The day started with a lecture on the life forces, soul forces and ego. Three simple questions were put across that we all found quite difficult to answer. The questions were: Where am I? What am I? Who am I?
As a group, we realised that the question “Who am I?” was the most difficult to answer and could attract a million responses depending on many different factors. It became clear as we proceeded that there is the higher I and the daily I and that is why it is almost impossible to answer the question “Who am I?”
There was also a discussion on emotions as compared to true feelings. Emotions were felt to be temporary and full of fire especially if they become “too much”. However, it is possible for emotions to develop into true feelings.
After the lecture we had a tea break which was followed by some movement. All of us had to participate in some clapping, stamping and counting exercises.
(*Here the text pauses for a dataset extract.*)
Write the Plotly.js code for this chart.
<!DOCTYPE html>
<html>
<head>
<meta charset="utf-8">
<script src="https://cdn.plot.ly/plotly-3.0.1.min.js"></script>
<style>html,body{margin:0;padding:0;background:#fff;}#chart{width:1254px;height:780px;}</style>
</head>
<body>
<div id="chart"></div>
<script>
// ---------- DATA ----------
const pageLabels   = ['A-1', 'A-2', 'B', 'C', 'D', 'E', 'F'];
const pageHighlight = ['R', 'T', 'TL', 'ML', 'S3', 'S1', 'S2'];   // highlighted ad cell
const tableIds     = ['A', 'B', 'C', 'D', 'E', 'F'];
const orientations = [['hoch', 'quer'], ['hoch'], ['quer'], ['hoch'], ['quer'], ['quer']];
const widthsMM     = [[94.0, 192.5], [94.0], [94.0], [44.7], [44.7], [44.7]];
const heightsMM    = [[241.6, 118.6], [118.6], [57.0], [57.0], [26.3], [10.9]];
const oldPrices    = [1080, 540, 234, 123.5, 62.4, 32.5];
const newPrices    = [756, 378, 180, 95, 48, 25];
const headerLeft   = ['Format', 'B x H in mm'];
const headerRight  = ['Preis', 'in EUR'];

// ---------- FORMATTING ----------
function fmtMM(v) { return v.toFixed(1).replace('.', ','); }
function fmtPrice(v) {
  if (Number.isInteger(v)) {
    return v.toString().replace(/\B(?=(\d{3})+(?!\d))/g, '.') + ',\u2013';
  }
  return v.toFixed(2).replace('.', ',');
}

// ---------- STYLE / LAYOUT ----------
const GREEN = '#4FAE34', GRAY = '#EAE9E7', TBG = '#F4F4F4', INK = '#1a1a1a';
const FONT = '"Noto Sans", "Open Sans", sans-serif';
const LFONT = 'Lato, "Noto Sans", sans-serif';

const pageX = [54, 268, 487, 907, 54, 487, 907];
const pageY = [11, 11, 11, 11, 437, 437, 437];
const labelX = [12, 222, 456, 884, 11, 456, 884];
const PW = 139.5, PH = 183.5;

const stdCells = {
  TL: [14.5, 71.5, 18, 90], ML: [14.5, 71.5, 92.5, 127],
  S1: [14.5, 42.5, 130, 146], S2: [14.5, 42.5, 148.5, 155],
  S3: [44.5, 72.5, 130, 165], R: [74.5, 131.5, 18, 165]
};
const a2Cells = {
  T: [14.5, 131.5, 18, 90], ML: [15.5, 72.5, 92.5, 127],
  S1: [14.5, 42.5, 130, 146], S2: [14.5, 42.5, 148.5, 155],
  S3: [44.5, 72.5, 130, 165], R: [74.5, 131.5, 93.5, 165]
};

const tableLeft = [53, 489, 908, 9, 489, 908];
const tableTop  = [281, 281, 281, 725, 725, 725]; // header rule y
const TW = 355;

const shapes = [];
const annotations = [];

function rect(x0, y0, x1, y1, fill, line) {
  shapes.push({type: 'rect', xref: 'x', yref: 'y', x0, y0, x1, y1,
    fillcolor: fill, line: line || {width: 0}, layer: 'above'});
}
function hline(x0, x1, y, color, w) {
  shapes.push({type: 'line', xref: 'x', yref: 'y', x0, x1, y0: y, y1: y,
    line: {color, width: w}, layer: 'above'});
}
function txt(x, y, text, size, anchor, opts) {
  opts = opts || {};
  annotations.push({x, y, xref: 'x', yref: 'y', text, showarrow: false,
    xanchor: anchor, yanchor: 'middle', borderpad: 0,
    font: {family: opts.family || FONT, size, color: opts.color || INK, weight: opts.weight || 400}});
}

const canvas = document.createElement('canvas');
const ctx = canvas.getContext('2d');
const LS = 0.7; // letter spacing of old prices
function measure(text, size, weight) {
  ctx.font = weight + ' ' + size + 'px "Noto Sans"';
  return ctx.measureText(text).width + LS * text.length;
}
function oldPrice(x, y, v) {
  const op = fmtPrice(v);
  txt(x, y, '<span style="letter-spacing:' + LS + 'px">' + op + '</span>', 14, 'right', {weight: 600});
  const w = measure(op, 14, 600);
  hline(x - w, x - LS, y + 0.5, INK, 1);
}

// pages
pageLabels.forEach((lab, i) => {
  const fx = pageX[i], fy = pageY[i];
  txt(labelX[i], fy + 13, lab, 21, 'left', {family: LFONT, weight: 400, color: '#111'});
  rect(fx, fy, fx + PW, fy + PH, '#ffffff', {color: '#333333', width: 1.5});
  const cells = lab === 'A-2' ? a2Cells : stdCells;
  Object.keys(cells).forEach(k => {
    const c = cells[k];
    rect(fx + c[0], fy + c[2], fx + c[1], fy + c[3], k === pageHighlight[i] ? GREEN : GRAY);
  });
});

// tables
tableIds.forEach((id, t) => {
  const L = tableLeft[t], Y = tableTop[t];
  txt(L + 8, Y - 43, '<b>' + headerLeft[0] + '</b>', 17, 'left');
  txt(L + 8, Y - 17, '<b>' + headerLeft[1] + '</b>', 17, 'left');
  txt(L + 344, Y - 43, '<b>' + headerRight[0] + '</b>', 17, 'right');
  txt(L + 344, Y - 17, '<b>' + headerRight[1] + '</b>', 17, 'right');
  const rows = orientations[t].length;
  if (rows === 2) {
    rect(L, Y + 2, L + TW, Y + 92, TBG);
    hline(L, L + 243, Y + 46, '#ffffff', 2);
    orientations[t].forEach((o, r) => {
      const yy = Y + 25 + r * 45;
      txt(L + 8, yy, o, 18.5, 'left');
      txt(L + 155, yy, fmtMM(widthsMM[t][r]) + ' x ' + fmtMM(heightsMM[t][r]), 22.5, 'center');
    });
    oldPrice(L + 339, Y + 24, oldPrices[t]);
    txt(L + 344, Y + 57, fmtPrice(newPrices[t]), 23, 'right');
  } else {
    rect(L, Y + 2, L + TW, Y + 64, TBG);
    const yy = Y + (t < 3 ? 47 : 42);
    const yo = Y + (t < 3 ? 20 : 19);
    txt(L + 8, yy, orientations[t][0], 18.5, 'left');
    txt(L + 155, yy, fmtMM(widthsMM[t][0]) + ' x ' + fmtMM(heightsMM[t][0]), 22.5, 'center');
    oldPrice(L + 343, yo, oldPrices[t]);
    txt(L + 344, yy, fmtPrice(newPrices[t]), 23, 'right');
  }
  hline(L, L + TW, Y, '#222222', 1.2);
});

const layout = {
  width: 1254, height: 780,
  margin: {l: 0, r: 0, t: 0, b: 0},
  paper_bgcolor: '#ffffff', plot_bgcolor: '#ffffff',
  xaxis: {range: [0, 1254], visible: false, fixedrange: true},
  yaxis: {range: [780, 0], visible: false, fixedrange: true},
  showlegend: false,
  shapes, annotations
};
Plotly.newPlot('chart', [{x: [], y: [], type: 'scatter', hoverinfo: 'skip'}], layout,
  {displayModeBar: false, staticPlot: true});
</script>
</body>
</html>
It was after the movement that Troels Ussing talked of the steps to developing oneself.
The first step to developing oneself is observation, where we are supposed to observe something or someone or a situation without passing any judgment. The second step is remembrance, where we are supposed to deepen the impression got from the observation. The third step is silence. Here we should keep quiet and try to “see” what the observation is doing to us. The fourth step is the message. At this point we should ask ourselves what message we get from what we’ve observed.
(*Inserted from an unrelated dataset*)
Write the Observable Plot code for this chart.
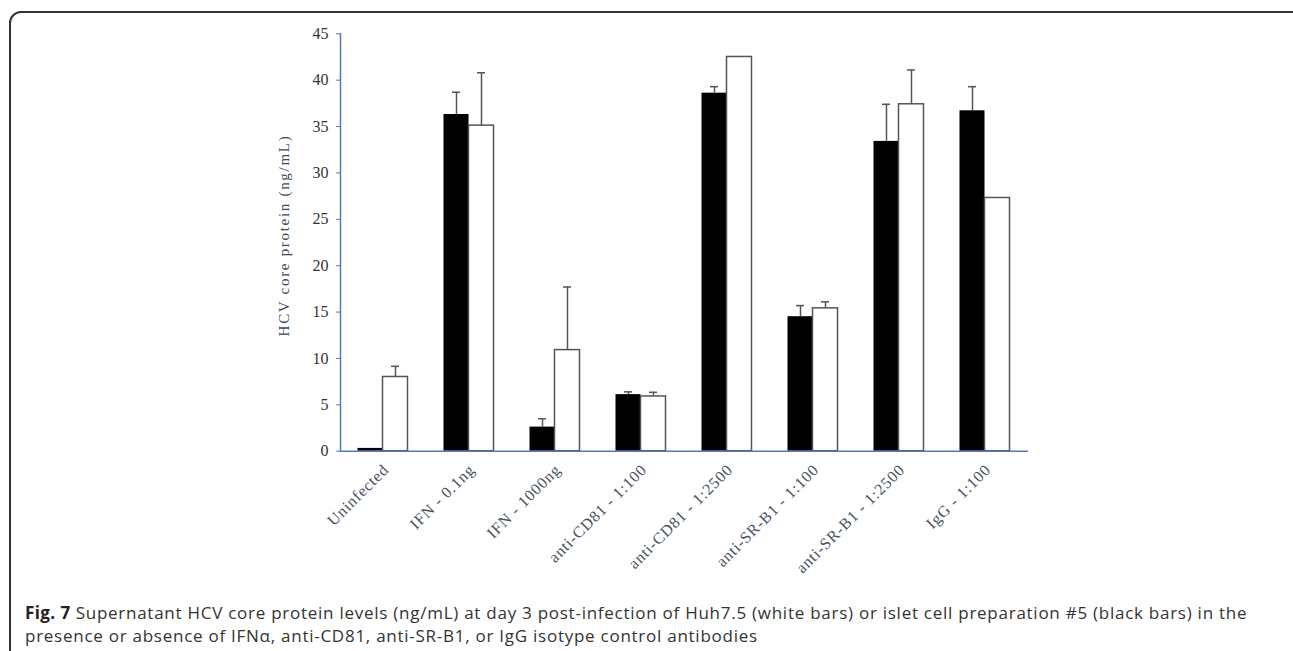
<!DOCTYPE html>
<html>
<head>
<meta charset="utf-8">
<script src="https://cdn.jsdelivr.net/npm/d3@7"></script>
<script src="https://cdn.jsdelivr.net/npm/@observablehq/plot@0.6"></script>
<style>
  html, body { margin: 0; padding: 0; background: #fff; }
  #wrap { position: relative; width: 1293px; height: 651px; overflow: hidden; background: #fff; }
  #box { position: absolute; left: 9px; top: 11px; width: 1320px; height: 720px; border: 2px solid #333; border-radius: 12px; box-sizing: border-box; }
  #chart { position: absolute; left: 0; top: 0; }
  #caption { position: absolute; left: 25px; top: 601px; width: 1260px; font-family: "Open Sans", sans-serif; font-size: 17px; letter-spacing: 0.74px; line-height: 23px; color: #333; white-space: nowrap; }
  #caption b { color: #222; letter-spacing: 0.4px; }
  #chart g[aria-label="text"] text { letter-spacing: 1.7px; }
  #chart g[aria-label="x-axis tick label"] text { letter-spacing: 0.8px; }
</style>
</head>
<body>
<div id="wrap">
  <div id="box"></div>
  <div id="chart"></div>
  <div id="caption"><b>Fig. 7</b> Supernatant HCV core protein levels (ng/mL) at day 3 post-infection of Huh7.5 (white bars) or islet cell preparation #5 (black bars) in the<br>presence or absence of IFNα, anti-CD81, anti-SR-B1, or IgG isotype control antibodies</div>
</div>
<script>
const categories = ["Uninfected", "IFN - 0.1ng", "IFN - 1000ng", "anti-CD81 - 1:100", "anti-CD81 - 1:2500", "anti-SR-B1 - 1:100", "anti-SR-B1 - 1:2500", "IgG - 1:100"];
// islet cell preparation #5 (black bars)
const isletMean = [0.3, 36.3, 2.6, 6.1, 38.6, 14.5, 33.4, 36.7];
const isletErr  = [0, 2.4, 0.9, 0.3, 0.7, 1.2, 4.0, 2.6];
// Huh7.5 (white bars)
const huhMean = [8.0, 35.1, 10.9, 5.9, 42.5, 15.4, 37.4, 27.3];
const huhErr  = [1.15, 5.7, 6.8, 0.45, 0, 0.7, 3.7, 0];
const yTicks = [0, 5, 10, 15, 20, 25, 30, 35, 40, 45];

const islet = categories.map((c, i) => ({cat: c, v: isletMean[i], e: isletErr[i]}));
const huh = categories.map((c, i) => ({cat: c, v: huhMean[i], e: huhErr[i]}));

const axisBlue = "#4f7db3";
const errColor = "#555";
const serif = "'Liberation Serif', 'Times New Roman', serif";

const chart = Plot.plot({
  width: 1293,
  height: 590,
  marginLeft: 340,
  marginRight: 265,
  marginTop: 33.3,
  marginBottom: 139.3,
  style: {background: "transparent", fontFamily: serif},
  x: {domain: categories, paddingInner: 0.709, paddingOuter: 0.3545},
  y: {domain: [0, 45]},
  marks: [
    Plot.barY(islet, {x: "cat", y: "v", fill: "black", dx: -12.5}),
    Plot.barY(huh, {x: "cat", y: "v", fill: "white", stroke: errColor, strokeWidth: 1.5, dx: 12.5}),
    Plot.ruleX(islet.filter(d => d.e > 0), {x: "cat", y1: "v", y2: d => d.v + d.e, dx: -12.5, stroke: errColor, strokeWidth: 1.5}),
    Plot.ruleX(huh.filter(d => d.e > 0), {x: "cat", y1: "v", y2: d => d.v + d.e, dx: 12.5, stroke: errColor, strokeWidth: 1.5}),
    Plot.tickY(islet.filter(d => d.e > 0), {x: "cat", y: d => d.v + d.e, dx: -12.5, insetLeft: 8.5, insetRight: 8.5, stroke: errColor, strokeWidth: 1.5}),
    Plot.tickY(huh.filter(d => d.e > 0), {x: "cat", y: d => d.v + d.e, dx: 12.5, insetLeft: 8.5, insetRight: 8.5, stroke: errColor, strokeWidth: 1.5}),
    Plot.ruleY([0], {stroke: axisBlue, strokeWidth: 1.5}),
    Plot.frame({anchor: "left", stroke: axisBlue, strokeWidth: 1.5}),
    Plot.axisY({ticks: yTicks, tickSize: 4, tickPadding: 8, stroke: axisBlue, fontSize: 16, fill: "#333", fontFamily: serif, label: null}),
    Plot.axisX({tickRotate: -45, tickSize: 0, tickPadding: 16, dx: 3, fontSize: 16, fill: "#465262", fontFamily: serif, label: null}),
    Plot.text(["HCV core protein (ng/mL)"], {frameAnchor: "left", textAnchor: "middle", rotate: -90, dx: -56, dy: -7, fontSize: 15, fill: "#3b4a5c", fontFamily: serif})
  ]
});
document.getElementById("chart").appendChild(chart);
</script>
</body>
</html>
Following these steps enables us to “wake up” and helps to change our emotions to deeper feelings. After this talk, we went outside to observe nature and to try to get different messages from nature.
The afternoon session started off with an artistic part in which we drew “pictures of the soul” using crayons. We then had group discussions on the topic of the day. We were divided into groups of between five and six people. From the discussions, many questions were raised by the groups, such as “Do the higher I and the daily I clash?”, “How can one be his /her own therapist?”, “Would your ego develop to its full capacity without your input?”
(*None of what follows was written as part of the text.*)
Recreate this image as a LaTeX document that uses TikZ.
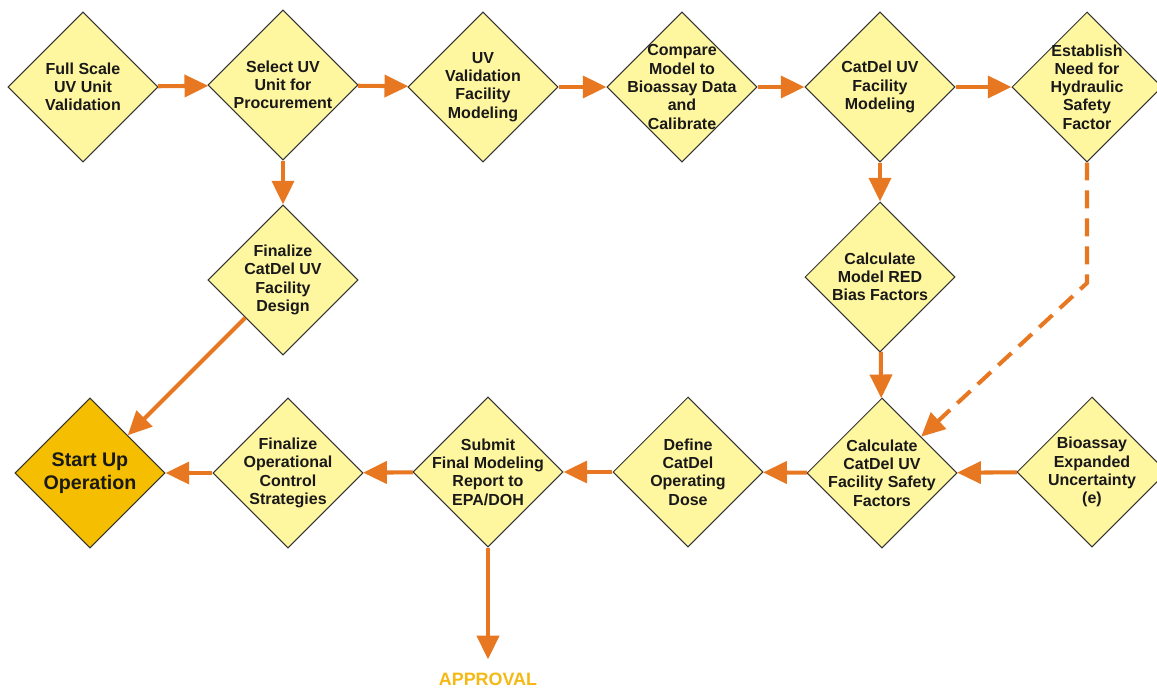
\documentclass[tikz,border=0pt]{standalone}
\usepackage{fontspec}
\setmainfont{Liberation Sans}
\usepackage{tikz}
\usetikzlibrary{shapes.geometric,arrows.meta}

\definecolor{boxyellow}{RGB}{255,246,160}
\definecolor{startgold}{RGB}{246,190,0}
\definecolor{flowarrow}{RGB}{232,119,34}
\definecolor{approvalgold}{RGB}{245,185,20}

\begin{document}
\begin{tikzpicture}[x=0.02cm,y=-0.02cm,
	stepbox/.style={diamond,draw=black!80,line width=0.6pt,fill=boxyellow,
		minimum width=3cm,minimum height=3cm,inner sep=-1cm,align=center,
		text=black!90,font=\bfseries\fontsize{9.1}{10.4}\selectfont},
	flow/.style={draw=flowarrow,line width=2.3pt,
		-{Triangle[length=13.5pt,width=12.5pt,fill=flowarrow]}}]
	\useasboundingbox (0,0) rectangle (1157,687);

	\node[stepbox] (full) at (83,87) {Full Scale\\UV Unit\\Validation};
	\node[stepbox] (select) at (283,85) {Select UV\\Unit for\\Procurement};
	\node[stepbox] (model) at (483,87) {UV\\Validation\\Facility\\Modeling};
	\node[stepbox] (compare) at (682,87) {Compare\\Model to\\Bioassay Data\\and\\Calibrate};
	\node[stepbox] (catdel) at (880,87) {CatDel UV\\Facility\\Modeling};
	\node[stepbox] (need) at (1087,87) {Establish\\Need for\\Hydraulic\\Safety\\Factor};

	\node[stepbox] (design) at (283,280) {Finalize\\CatDel UV\\Facility\\Design};
	\node[stepbox] (bias) at (880,277) {Calculate\\Model RED\\Bias Factors};

	\node[stepbox,fill=startgold,font=\bfseries\fontsize{11.2}{13.1}\selectfont] (start) at (90,473) {Start Up\\Operation};
	\node[stepbox] (control) at (288,473) {Finalize\\Operational\\Control\\Strategies};
	\node[stepbox] (report) at (488,472) {Submit\\Final Modeling\\Report to\\EPA/DOH};
	\node[stepbox] (dose) at (688,472) {Define\\CatDel\\Operating\\Dose};
	\node[stepbox] (safety) at (882,473) {Calculate\\CatDel UV\\Facility Safety\\Factors};
	\node[stepbox] (bioassay) at (1092,472) {Bioassay\\Expanded\\Uncertainty\\(e)};

	\node[text=approvalgold,font=\bfseries\fontsize{10.2}{12}\selectfont] (approval) at (488,679) {APPROVAL};
	\coordinate (bend) at (1087,283);

	\draw[flow] (full) -- (select);
	\draw[flow] (select) -- (model);
	\draw[flow] (model) -- (compare);
	\draw[flow] (compare) -- (catdel);
	\draw[flow] (catdel) -- (need);
	\draw[flow] (select) -- (design);
	\draw[flow] (catdel) -- (bias);
	\draw[flow] (bias) -- (safety);
	\draw[flow,dash pattern=on 10.2pt off 5.7pt] (need) -- (bend) -- (safety);
	\draw[flow] (design) -- (start);
	\draw[flow] (bioassay) -- (safety);
	\draw[flow] (safety) -- (dose);
	\draw[flow] (dose) -- (report);
	\draw[flow] (report) -- (control);
	\draw[flow] (control) -- (start);
	\draw[flow,shorten >=4pt] (report) -- (approval);
\end{tikzpicture}
\end{document}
There was heated debate created by the questions and the answers given. We learnt that getting in contact with our higher self means opening up to the divine world. To develop ourselves we have to keep a certain discipline. We have to like ourselves and be at peace with ourselves. We also came to the realisation that for us to develop ourselves we have to look at ourselves honestly and understand our temperaments and feelings. We must be masters of our emotions. Emotions do not teach us but real feelings do. Unlike emotions real feelings do not drive us but can open us to the world.